WASHINGTON — We’re in the midst of a great four-year national debate on the size and reach of government, the future of the welfare state, indeed, the nature of the social contract between citizen and state. The distinctive visions of the two parties — social-democratic versus limited-government — have underlain every debate on every issue since Barack Obama’s inauguration: the stimulus, the auto bailouts, health care reform, financial regulation, deficit spending. Everything. The debt ceiling is but the latest focus of this fundamental divide.
The sausage-making may be unsightly, but the problem is not that Washington is broken, that ridiculous ubiquitous cliche. The problem is that these two visions are in competition, and the definitive popular verdict has not yet been rendered.
We’re only at the midpoint. Obama won a great victory in 2008 that he took as a mandate to transform America toward European-style social democracy. The subsequent counterrevolution delivered to that project a staggering rebuke in November 2010. Under our incremental system, however, a rebuke delivered is not a mandate conferred. That awaits definitive resolution, the rubber match of November 2012.
I have every sympathy with the conservative counterrevolutionaries. Their containment of the Obama experiment has been remarkable. But reversal — rollback, in Cold War parlance — is simply not achievable until conservatives receive a mandate to govern from the White House.
Lincoln is reputed to have said: I hope to have God on my side, but I must have Kentucky. I don’t know whether conservatives have God on their side (I keep getting sent to His voice mail), but I do know that they don’t have Kentucky — they don’t have the Senate, they don’t have the White House. And under our constitutional system, you cannot govern from one house alone. Today’s resurgent conservatism, with its fidelity to constitutionalism, should be particularly attuned to this constraint, imposed as it is by a system of deliberately separated — and mutually limiting — powers.
Given this reality, trying to force the issue — turn a blocking minority into a governing authority — is not just counter-constitutional in spirit but self-destructive in practice.
Consider the Boehner Plan for debt reduction. The Heritage Foundation’s advocacy arm calls it “regrettably insufficient.” Of course it is. That’s what happens when you control only half a branch. But the plan’s achievements are significant. It is all cuts, no taxes. It establishes the precedent that debt-ceiling increases must be accompanied by equal spending cuts. And it provides half a year to both negotiate more fundamental reform (tax and entitlement) and keep the issue of debt reduction constantly in the public eye.
I am somewhat biased about the Boehner Plan because for weeks I’ve been arguing (in this column and elsewhere) for precisely such a solution: a two-stage debt-ceiling hike consisting of a half-year extension with dollar-for-dollar spending cuts, followed by intensive negotiations on entitlement and tax reform. It’s clean. It’s understandable. It’s veto proof. (Obama won’t dare.) The Republican House should have passed it weeks ago.
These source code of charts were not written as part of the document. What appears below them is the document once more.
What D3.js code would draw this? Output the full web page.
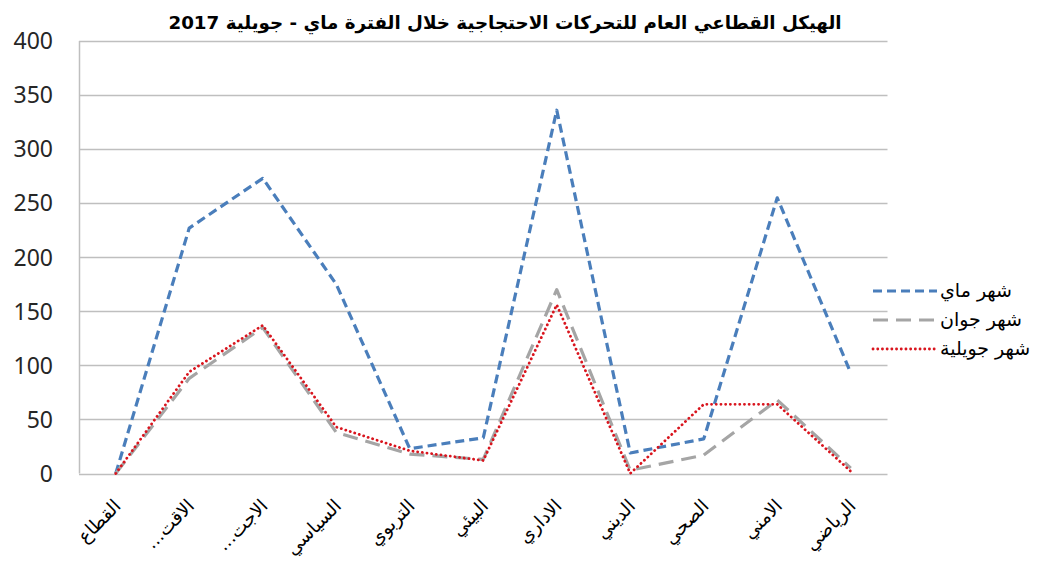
<!DOCTYPE html>
<html>
<head>
<meta charset="utf-8">
<script src="https://cdn.jsdelivr.net/npm/d3@7"></script>
<style>
  body { margin: 0; background: #fff; }
  svg { display: block; }
</style>
</head>
<body>
<div id="chart"></div>
<script>
const categories = ['القطاع', 'الاقت...\u200F', 'الاجت...\u200F', 'السياسي', 'التربوي', 'البيئي', 'الاداري', 'الديني', 'الصحي', 'الامني', 'الرياضي'];
const mayValues = [0, 227, 273, 175, 23, 33, 336, 19, 32, 255, 93];
const juneValues = [0, 88, 135, 38, 18, 13, 170, 3, 17, 68, 5];
const julyValues = [0, 94, 137, 43, 21, 12, 156, 0, 64, 64, 2];
const yTicks = [0, 50, 100, 150, 200, 250, 300, 350, 400];
const seriesNames = ['شهر ماي', 'شهر جوان', 'شهر جويلية'];
const titleText = 'الهيكل القطاعي العام للتحركات الاحتجاجية خلال الفترة ماي - جويلية 2017';

const width = 1042, height = 563;
const plot = {left: 79, right: 887.5, top: 41, bottom: 473.5};

const series = [
  {name: seriesNames[0], values: mayValues, color: '#4a7ebb', width: 3.2, dash: '9,5', cap: 'butt'},
  {name: seriesNames[1], values: juneValues, color: '#a5a5a5', width: 3.2, dash: '15,8', cap: 'butt'},
  {name: seriesNames[2], values: julyValues, color: '#d9151e', width: 2.8, dash: '0.1,4.6', cap: 'round'}
];

const svg = d3.select('#chart').append('svg')
  .attr('width', width)
  .attr('height', height);

const x = d3.scaleBand()
  .domain(categories)
  .range([plot.left, plot.right]);

const y = d3.scaleLinear()
  .domain([0, 400])
  .range([plot.bottom, plot.top]);

const cx = function(d) { return x(d) + x.bandwidth() / 2; };

// Gridlines
svg.append('g')
  .selectAll('line')
  .data(yTicks)
  .enter()
  .append('line')
  .attr('x1', plot.left)
  .attr('x2', plot.right)
  .attr('y1', function(d) { return Math.round(y(d)) + 0.5; })
  .attr('y2', function(d) { return Math.round(y(d)) + 0.5; })
  .attr('stroke', '#bfbfbf')
  .attr('stroke-width', 1.5);

// Left axis line
svg.append('line')
  .attr('x1', plot.left + 0.5)
  .attr('x2', plot.left + 0.5)
  .attr('y1', plot.top)
  .attr('y2', plot.bottom)
  .attr('stroke', '#bfbfbf')
  .attr('stroke-width', 1.5);

// Y tick labels
svg.append('g')
  .selectAll('text')
  .data(yTicks)
  .enter()
  .append('text')
  .attr('x', 53)
  .attr('y', function(d) { return y(d); })
  .attr('dy', '0.36em')
  .attr('text-anchor', 'end')
  .attr('font-family', '"Noto Sans", sans-serif')
  .attr('font-size', 23)
  .attr('fill', '#262626')
  .text(function(d) { return d; });

// X labels, rotated
svg.append('g')
  .selectAll('text')
  .data(categories)
  .enter()
  .append('text')
  .attr('transform', function(d) { return 'translate(' + (cx(d) - 3) + ',498) rotate(-45)'; })
  .attr('dy', '0.7em')
  .attr('text-anchor', 'end')
  .attr('font-family', '"DejaVu Sans", sans-serif')
  .attr('font-size', 18.5)
  .attr('fill', '#000')
  .text(function(d) { return d; });

// Lines
const line = d3.line()
  .x(function(d, i) { return cx(categories[i]); })
  .y(function(d) { return y(d); });

svg.append('g')
  .selectAll('path')
  .data(series)
  .enter()
  .append('path')
  .attr('d', function(s) { return line(s.values); })
  .attr('fill', 'none')
  .attr('stroke', function(s) { return s.color; })
  .attr('stroke-width', function(s) { return s.width; })
  .attr('stroke-dasharray', function(s) { return s.dash; })
  .attr('stroke-linecap', function(s) { return s.cap; })
  .attr('stroke-linejoin', 'round');

// Legend
const legend = svg.append('g')
  .selectAll('g')
  .data(series)
  .enter()
  .append('g')
  .attr('transform', function(d, i) { return 'translate(873,' + (291 + i * 29) + ')'; });

legend.append('line')
  .attr('x1', 0)
  .attr('x2', 64)
  .attr('y1', 0)
  .attr('y2', 0)
  .attr('stroke', function(s) { return s.color; })
  .attr('stroke-width', function(s) { return s.width; })
  .attr('stroke-dasharray', function(s) { return s.dash; })
  .attr('stroke-linecap', function(s) { return s.cap; });

legend.append('text')
  .attr('x', 67)
  .attr('y', 0)
  .attr('dy', '0.3em')
  .attr('font-family', '"DejaVu Sans", sans-serif')
  .attr('font-size', 19)
  .attr('fill', '#000')
  .text(function(s) { return s.name; });

// Title
svg.append('text')
  .attr('x', 505)
  .attr('y', 29)
  .attr('text-anchor', 'middle')
  .attr('font-family', '"DejaVu Sans", sans-serif')
  .attr('font-weight', 'bold')
  .attr('font-size', 18.3)
  .attr('fill', '#000')
  .text(titleText);
</script>
</body>
</html>
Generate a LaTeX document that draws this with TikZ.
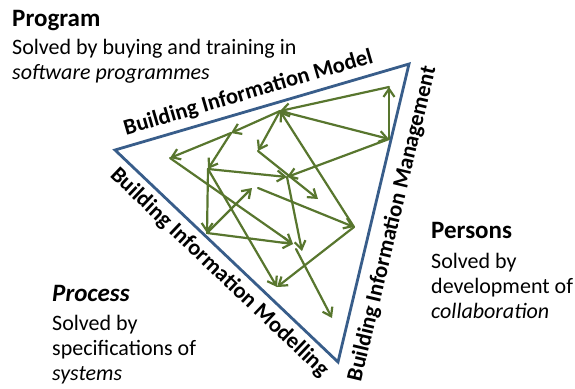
\documentclass[tikz,border=0pt]{standalone}
\usepackage{fontspec}
\setmainfont{Carlito}
\usetikzlibrary{arrows.meta}
\definecolor{triblue}{RGB}{56,93,138}
\definecolor{arrgreen}{RGB}{88,118,46}

\begin{document}
\begin{tikzpicture}[x=1pt,y=-1pt]
	\tikzstyle{tri}=[triblue,draw,line width=2.8pt,line join=miter]
	\tikzstyle{la}=[arrgreen,draw,line width=2.2pt,line cap=round,-{Straight Barb[length=8pt,width=11pt]}]
	\tikzstyle{edgelbl}=[font=\fontsize{22.5}{24}\selectfont\bfseries,sloped]
	\tikzstyle{head}=[font=\fontsize{25}{28}\selectfont\bfseries,anchor=base west,inner sep=0pt]
	\tikzstyle{txt}=[font=\fontsize{22}{25}\selectfont,anchor=base west,align=left,inner sep=0pt]
	\useasboundingbox (0,0) rectangle (575,388);

	%% triangle
	\coordinate (t1) at (115,150);
	\coordinate (t2) at (409,64);
	\coordinate (t3) at (338,362);
	\draw [tri] (t1) -- (t2) -- (t3) -- cycle;
	\path (t1) -- (t2) node [edgelbl,above,inner sep=7pt,pos=0.47] (bimodel) {Building Information Model};
	\path (t1) -- (t3) node [edgelbl,below,inner sep=7pt,pos=0.52] (bimodelling) {Building Information Modelling};
	\path (t3) -- (t2) node [edgelbl,below,inner sep=11pt,pos=0.48] (bimanagement) {Building Information Management};

	%% arrow points
	\coordinate (a) at (280,111);
	\coordinate (b) at (389,87);
	\coordinate (c) at (389,139);
	\coordinate (d) at (231,133);
	\coordinate (e) at (170,158);
	\coordinate (f) at (208,169);
	\coordinate (g) at (258,151);
	\coordinate (h) at (287,177);
	\coordinate (i) at (318,199);
	\coordinate (j) at (252,188);
	\coordinate (jj) at (258,188);
	\coordinate (k) at (207,233);
	\coordinate (l) at (354,227);
	\coordinate (m) at (293,244);
	\coordinate (n) at (302,251);
	\coordinate (o) at (277,287);
	\coordinate (p) at (332,318);
	\coordinate (q) at (296,249);

	%% arrows
	\draw [la] (b) -- (a);
	\draw [la] (a) -- (c);
	\draw [la] (c) -- (b);
	\draw [la] (c) -- (h);
	\draw [la] (a) -- (d);
	\draw [la] (d) -- (e);
	\draw [la] (d) -- (f);
	\draw [la] (a) -- (g);
	\draw [la] (g) -- (i);
	\draw [la] (l) -- (a);
	\draw [la] (f) -- (h);
	\draw [la] (f) -- (k);
	\draw [la] (f) -- (o);
	\draw [la] (e) -- (m);
	\draw [la] (k) -- (m);
	\draw [la] (k) -- (j);
	\draw [la] (jj) -- (l);
	\draw [la] (l) -- (o);
	\draw [la] (h) -- (n);
	\draw [la] (q) -- (p);

	%% texts (base = last line)
	\node [head] (program) at (12,26) {Program};
	\node [txt] (programtxt) at (12,79) {Solved by buying and training in\\\textit{software programmes}};
	\node [head] (process) at (52,301) {\textit{Process}};
	\node [txt] (processtxt) at (52,380) {Solved by\\specifications of\\\textit{systems}};
	\node [head] (persons) at (431,238) {Persons};
	\node [txt] (personstxt) at (431,318) {Solved by\\development of\\\textit{collaboration}};
\end{tikzpicture}
\end{document}
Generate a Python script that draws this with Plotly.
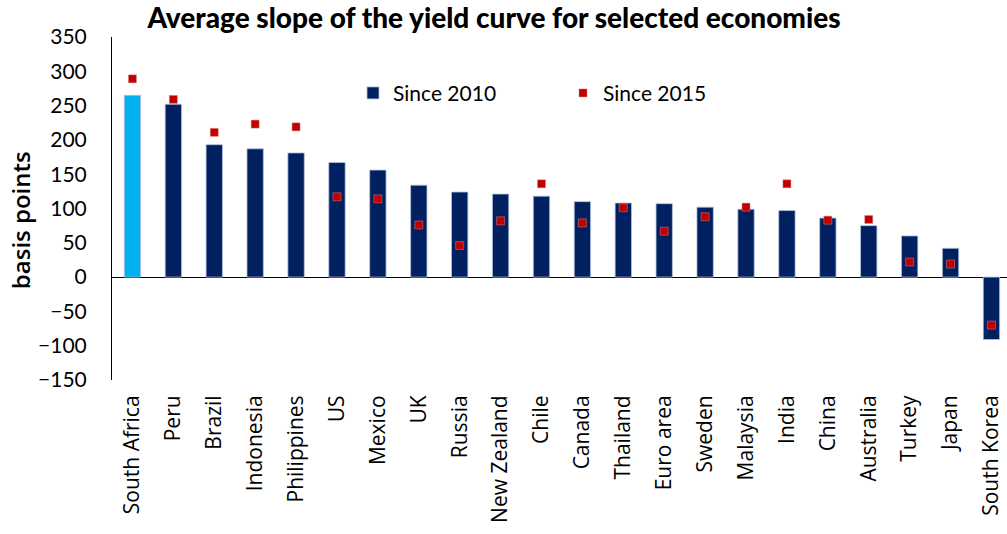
import plotly.graph_objects as go

# Average slope of the yield curve (basis points)
countries = ["South Africa", "Peru", "Brazil", "Indonesia", "Philippines", "US",
             "Mexico", "UK", "Russia", "New Zealand", "Chile", "Canada", "Thailand",
             "Euro area", "Sweden", "Malaysia", "India", "China", "Australia",
             "Turkey", "Japan", "South Korea"]
since_2010 = [265, 252, 193, 187, 181, 167, 156, 134, 124, 121, 118, 110, 108,
              107, 102, 99, 97, 86, 75, 60, 42, -91]
since_2015 = [289, 259, 211, 223, 219, 117, 114, 76, 46, 82, 136, 79, 101,
              67, 88, 102, 136, 83, 84, 22, 19, -70]
y_ticks = [-150, -100, -50, 0, 50, 100, 150, 200, 250, 300, 350]
highlight_country = "South Africa"

NAVY = "#002060"
HIGHLIGHT = "#00B0F0"
RED = "#C00000"
EDGE = dict(color="#B4C2DC", width=0.8)

rest = [(c, v) for c, v in zip(countries, since_2010) if c != highlight_country]
hl = [(c, v) for c, v in zip(countries, since_2010) if c == highlight_country]

fig = go.Figure()
fig.add_trace(go.Bar(
    x=[c for c, _ in rest], y=[v for _, v in rest], name="Since 2010",
    marker=dict(color=NAVY, line=EDGE), width=0.4,
))
fig.add_trace(go.Bar(
    x=[c for c, _ in hl], y=[v for _, v in hl], name="Since 2010",
    marker=dict(color=HIGHLIGHT, line=EDGE), width=0.4, showlegend=False,
))
fig.add_trace(go.Scatter(
    x=countries, y=since_2015, name="Since 2015", mode="markers",
    marker=dict(symbol="square", size=8, color=RED,
                line=dict(color="#E08080", width=0.5)),
))

fig.update_layout(
    width=1007, height=534,
    margin=dict(l=112, r=0, t=37, b=154),
    paper_bgcolor="white", plot_bgcolor="white",
    font=dict(family="Lato", size=20, color="black"),
    barmode="overlay",
    title=dict(
        text="Average slope of the yield curve for selected economies",
        font=dict(family="Lato", size=28, color="black", weight=900),
        x=0.4906, xref="container", xanchor="center",
        y=1 - 18 / 534, yref="container", yanchor="middle",
    ),
    showlegend=True,
    legend=dict(
        orientation="h", x=(353 - 112) / 895, xanchor="left",
        y=(380 - 93) / 343.3, yanchor="middle",
        font=dict(family="Lato", size=21, color="black"),
        bgcolor="rgba(0,0,0,0)", entrywidth=165, entrywidthmode="pixels",
        itemclick=False,
    ),
)

fig.update_xaxes(
    type="category", categoryorder="array", categoryarray=countries,
    range=[-0.5, 21.38], showgrid=False, showline=False, zeroline=False,
    tickangle=-90, ticks="outside", ticklen=6, tickcolor="rgba(0,0,0,0)",
    tickfont=dict(family="Open Sans", size=21, color="black"),
)
fig.update_yaxes(
    range=[-150, 350], tickvals=y_ticks, showgrid=False,
    showline=True, linecolor="black", linewidth=1,
    zeroline=True, zerolinecolor="black", zerolinewidth=1,
    ticks="outside", ticklen=20, tickcolor="rgba(0,0,0,0)",
    tickfont=dict(family="Lato", size=21, color="black"),
)

fig.add_annotation(
    text="basis points", textangle=-90,
    xref="paper", yref="paper", x=(20 - 112) / 895, y=(380 - 220) / 343.3,
    xanchor="center", yanchor="middle", showarrow=False,
    font=dict(family="Open Sans", size=24, color="black", weight=600),
)

fig.write_html("out.html")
After all, what is the alternative? The Reid Plan with its purported $2 trillion of debt reduction? More than half of that comes from not continuing surge-level spending in Iraq and Afghanistan for the next 10 years. Ten years? We’re out of Iraq in 150 days. It’s all a preposterous “saving” from an entirely fictional expenditure.
The Congressional Budget Office has found that Harry Reid’s other discretionary savings were overestimated by $400 billion. Not to worry, I am told. Reid has completely plugged that gap. There will be no invasion of Canada next year, no bicentennial this-time-we-really-mean-it 1812 do-over. Huge savings. Huge.
The Obama plan? There is no Obama plan. And the McConnell plan, a final resort that punts the debt issue to Election Day, would likely yield no cuts at all.
Obama faces two massive problems — jobs and debt. They’re both the result of his spectacularly failed Keynesian gamble: massive spending that left us a stagnant economy with high and chronic unemployment — and a staggering debt burden. Obama is desperate to share ownership of this failure. Economic dislocation from a debt-ceiling crisis precisely serves that purpose — if the Republicans play along. The perfect out: Those crazy tea partyers ruined the recovery!
Why would any conservative collaborate with that ploy? November 2012 constitutes the new conservatism’s one chance to restructure government and change the ideological course of the country. Why risk forfeiting that outcome by offering to share ownership of Obama’s wreckage?